-- Start of Given material --

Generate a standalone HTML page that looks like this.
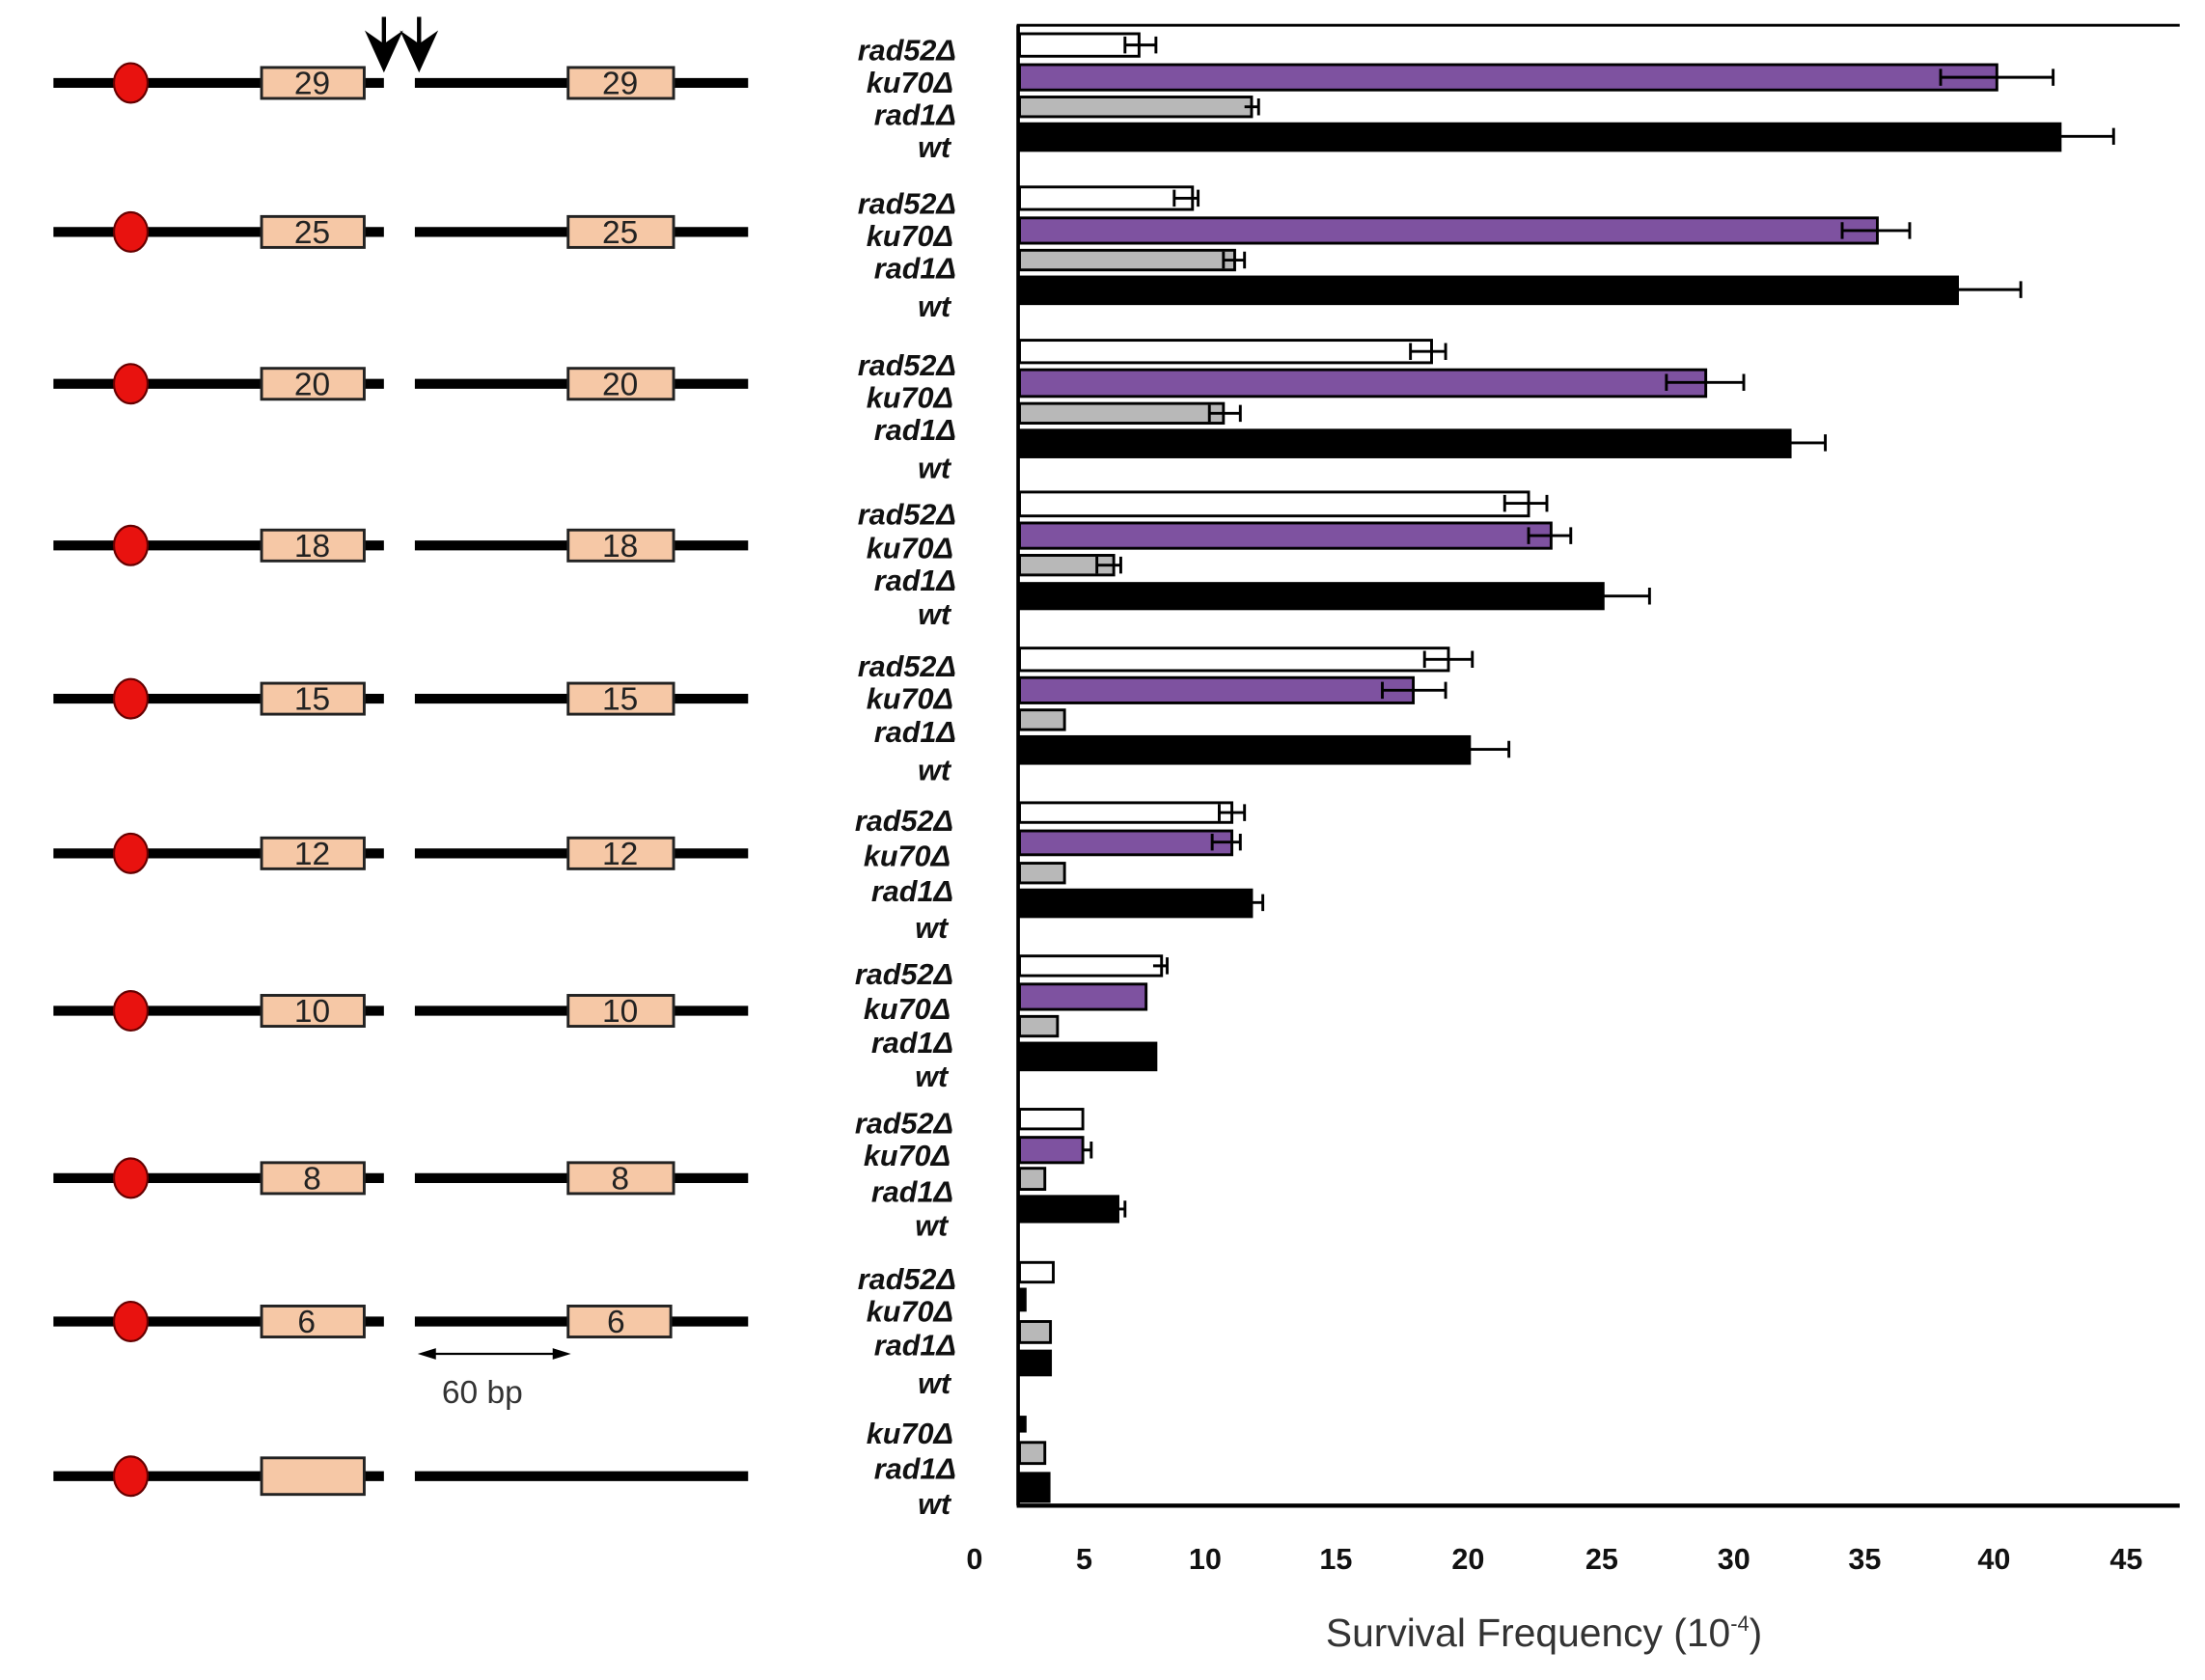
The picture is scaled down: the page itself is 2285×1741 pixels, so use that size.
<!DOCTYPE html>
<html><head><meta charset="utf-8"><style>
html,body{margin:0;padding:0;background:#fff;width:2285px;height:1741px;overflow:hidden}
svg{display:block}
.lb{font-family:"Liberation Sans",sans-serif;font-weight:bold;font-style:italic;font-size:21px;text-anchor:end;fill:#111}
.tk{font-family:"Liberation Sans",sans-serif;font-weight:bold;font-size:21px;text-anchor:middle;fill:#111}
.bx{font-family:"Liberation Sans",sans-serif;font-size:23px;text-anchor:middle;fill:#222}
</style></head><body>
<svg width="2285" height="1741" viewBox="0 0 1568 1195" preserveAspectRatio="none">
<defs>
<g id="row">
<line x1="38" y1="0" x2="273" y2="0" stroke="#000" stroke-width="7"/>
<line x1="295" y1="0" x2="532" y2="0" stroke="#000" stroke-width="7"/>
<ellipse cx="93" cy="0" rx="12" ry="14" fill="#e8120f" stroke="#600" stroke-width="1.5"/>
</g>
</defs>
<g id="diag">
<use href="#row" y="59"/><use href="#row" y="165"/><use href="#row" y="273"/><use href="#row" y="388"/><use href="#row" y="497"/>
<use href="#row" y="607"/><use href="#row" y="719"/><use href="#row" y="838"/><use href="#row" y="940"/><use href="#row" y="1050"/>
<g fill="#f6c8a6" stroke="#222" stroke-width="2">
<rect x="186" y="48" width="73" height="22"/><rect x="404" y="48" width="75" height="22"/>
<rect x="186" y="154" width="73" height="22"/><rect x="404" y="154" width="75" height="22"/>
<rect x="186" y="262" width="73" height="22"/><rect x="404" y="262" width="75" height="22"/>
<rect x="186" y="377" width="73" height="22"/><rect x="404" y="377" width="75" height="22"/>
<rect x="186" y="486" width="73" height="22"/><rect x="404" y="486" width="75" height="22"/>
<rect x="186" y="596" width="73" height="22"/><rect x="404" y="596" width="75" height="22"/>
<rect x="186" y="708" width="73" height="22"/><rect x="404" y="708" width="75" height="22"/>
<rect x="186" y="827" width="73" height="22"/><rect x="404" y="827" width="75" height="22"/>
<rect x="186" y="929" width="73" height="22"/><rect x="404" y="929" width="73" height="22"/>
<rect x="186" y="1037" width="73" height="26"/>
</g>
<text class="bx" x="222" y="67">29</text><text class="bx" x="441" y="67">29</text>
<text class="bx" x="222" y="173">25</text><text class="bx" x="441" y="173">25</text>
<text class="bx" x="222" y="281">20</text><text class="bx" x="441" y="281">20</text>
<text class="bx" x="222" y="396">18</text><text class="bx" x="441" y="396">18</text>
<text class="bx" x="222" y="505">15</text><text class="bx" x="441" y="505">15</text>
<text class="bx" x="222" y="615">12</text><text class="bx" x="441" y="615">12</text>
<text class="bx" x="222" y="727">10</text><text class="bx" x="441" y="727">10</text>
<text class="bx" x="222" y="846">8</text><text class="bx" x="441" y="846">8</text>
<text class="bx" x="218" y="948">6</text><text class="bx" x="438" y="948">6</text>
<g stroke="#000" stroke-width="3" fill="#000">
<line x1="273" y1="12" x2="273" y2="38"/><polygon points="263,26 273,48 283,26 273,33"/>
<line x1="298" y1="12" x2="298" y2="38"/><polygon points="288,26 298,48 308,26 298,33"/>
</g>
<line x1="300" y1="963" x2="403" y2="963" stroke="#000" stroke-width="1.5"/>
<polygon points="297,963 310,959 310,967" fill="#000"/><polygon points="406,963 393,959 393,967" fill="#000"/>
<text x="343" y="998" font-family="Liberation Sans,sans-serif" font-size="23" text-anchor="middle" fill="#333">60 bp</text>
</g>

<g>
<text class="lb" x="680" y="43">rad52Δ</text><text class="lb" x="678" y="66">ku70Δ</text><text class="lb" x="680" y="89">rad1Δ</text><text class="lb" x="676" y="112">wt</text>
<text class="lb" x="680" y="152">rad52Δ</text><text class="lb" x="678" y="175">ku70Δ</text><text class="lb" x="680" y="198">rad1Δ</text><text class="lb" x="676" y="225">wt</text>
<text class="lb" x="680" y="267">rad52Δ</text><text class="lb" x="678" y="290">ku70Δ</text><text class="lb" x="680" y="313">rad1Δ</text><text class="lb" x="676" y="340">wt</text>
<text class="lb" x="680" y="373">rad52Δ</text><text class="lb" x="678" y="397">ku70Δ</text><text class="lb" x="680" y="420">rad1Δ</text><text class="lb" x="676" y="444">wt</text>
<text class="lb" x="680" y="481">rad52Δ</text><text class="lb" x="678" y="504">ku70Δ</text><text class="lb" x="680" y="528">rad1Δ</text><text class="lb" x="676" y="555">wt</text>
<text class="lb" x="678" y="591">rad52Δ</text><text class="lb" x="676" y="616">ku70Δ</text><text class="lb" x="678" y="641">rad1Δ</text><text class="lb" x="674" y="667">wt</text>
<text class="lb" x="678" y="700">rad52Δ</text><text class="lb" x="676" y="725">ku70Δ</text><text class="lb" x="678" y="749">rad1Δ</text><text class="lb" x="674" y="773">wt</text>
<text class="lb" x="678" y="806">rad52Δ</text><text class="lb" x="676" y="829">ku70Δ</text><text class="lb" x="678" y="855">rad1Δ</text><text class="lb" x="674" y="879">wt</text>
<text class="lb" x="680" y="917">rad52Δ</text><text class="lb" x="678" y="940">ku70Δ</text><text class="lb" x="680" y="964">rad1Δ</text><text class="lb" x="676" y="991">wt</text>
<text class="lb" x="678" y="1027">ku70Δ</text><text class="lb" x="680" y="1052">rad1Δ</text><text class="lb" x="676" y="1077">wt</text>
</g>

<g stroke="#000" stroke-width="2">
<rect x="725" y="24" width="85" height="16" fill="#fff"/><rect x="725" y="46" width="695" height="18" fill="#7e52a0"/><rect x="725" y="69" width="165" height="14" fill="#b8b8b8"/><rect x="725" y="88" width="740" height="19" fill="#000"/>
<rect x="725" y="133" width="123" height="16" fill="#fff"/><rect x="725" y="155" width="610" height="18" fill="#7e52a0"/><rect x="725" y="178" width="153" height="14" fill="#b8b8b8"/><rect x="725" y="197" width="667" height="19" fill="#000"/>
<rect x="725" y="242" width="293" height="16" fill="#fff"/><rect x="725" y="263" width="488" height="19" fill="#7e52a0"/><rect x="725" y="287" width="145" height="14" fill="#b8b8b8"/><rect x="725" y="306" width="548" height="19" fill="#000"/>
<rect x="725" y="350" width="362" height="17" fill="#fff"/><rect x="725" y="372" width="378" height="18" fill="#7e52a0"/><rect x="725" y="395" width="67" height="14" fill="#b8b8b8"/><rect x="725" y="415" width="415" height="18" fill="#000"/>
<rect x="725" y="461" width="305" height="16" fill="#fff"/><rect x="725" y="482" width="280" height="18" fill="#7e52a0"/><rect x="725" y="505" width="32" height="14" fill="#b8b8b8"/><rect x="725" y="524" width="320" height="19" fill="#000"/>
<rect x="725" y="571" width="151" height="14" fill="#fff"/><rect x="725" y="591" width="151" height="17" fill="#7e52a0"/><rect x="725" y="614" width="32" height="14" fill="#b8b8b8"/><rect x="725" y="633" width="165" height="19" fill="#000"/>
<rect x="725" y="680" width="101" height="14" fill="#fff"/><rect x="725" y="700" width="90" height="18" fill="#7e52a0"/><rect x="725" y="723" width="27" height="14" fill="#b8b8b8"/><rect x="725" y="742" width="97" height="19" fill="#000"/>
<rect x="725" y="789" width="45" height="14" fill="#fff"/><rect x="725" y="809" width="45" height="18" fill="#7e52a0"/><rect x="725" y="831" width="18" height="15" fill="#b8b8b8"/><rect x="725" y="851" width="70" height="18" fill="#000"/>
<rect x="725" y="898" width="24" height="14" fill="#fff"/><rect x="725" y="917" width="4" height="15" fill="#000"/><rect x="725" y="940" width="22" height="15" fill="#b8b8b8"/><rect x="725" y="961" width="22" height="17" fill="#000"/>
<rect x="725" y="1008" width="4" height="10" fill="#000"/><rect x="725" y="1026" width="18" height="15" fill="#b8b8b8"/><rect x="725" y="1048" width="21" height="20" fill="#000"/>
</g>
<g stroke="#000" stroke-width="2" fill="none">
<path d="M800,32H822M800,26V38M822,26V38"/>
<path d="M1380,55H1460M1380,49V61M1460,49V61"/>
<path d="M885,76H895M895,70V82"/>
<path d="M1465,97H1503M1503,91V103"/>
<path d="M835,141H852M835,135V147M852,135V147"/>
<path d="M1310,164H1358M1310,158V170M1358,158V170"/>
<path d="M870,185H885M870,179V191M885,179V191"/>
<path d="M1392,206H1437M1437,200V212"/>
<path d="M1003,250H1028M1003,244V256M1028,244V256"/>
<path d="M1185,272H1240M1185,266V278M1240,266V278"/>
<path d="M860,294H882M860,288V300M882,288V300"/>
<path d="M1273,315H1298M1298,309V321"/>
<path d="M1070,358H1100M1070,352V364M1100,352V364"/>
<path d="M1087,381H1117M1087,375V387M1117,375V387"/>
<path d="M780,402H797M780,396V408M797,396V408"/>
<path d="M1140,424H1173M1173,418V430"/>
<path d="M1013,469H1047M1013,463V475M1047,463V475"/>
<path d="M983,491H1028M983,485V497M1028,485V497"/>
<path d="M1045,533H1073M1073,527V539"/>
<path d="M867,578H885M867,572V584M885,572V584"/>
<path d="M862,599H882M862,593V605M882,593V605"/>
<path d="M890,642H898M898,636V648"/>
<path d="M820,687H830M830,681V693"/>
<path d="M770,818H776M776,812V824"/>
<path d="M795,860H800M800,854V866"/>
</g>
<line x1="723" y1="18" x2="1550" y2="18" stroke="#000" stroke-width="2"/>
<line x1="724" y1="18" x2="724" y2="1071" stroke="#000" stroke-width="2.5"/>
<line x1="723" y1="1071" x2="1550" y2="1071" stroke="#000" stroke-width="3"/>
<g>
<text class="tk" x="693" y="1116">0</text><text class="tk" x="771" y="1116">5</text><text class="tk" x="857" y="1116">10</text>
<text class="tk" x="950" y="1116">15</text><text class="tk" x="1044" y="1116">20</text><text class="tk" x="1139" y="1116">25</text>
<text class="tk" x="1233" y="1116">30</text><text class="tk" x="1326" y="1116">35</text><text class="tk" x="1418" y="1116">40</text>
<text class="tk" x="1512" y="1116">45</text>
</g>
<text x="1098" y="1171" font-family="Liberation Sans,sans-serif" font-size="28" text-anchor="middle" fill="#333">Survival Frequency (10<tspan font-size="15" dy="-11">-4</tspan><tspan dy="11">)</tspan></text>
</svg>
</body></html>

-- End of Given material --

What to do —
From the data above, copy each line that holds "page".

Full output —
Generate a standalone HTML page that looks like this.
The picture is scaled down: the page itself is 2285×1741 pixels, so use that size.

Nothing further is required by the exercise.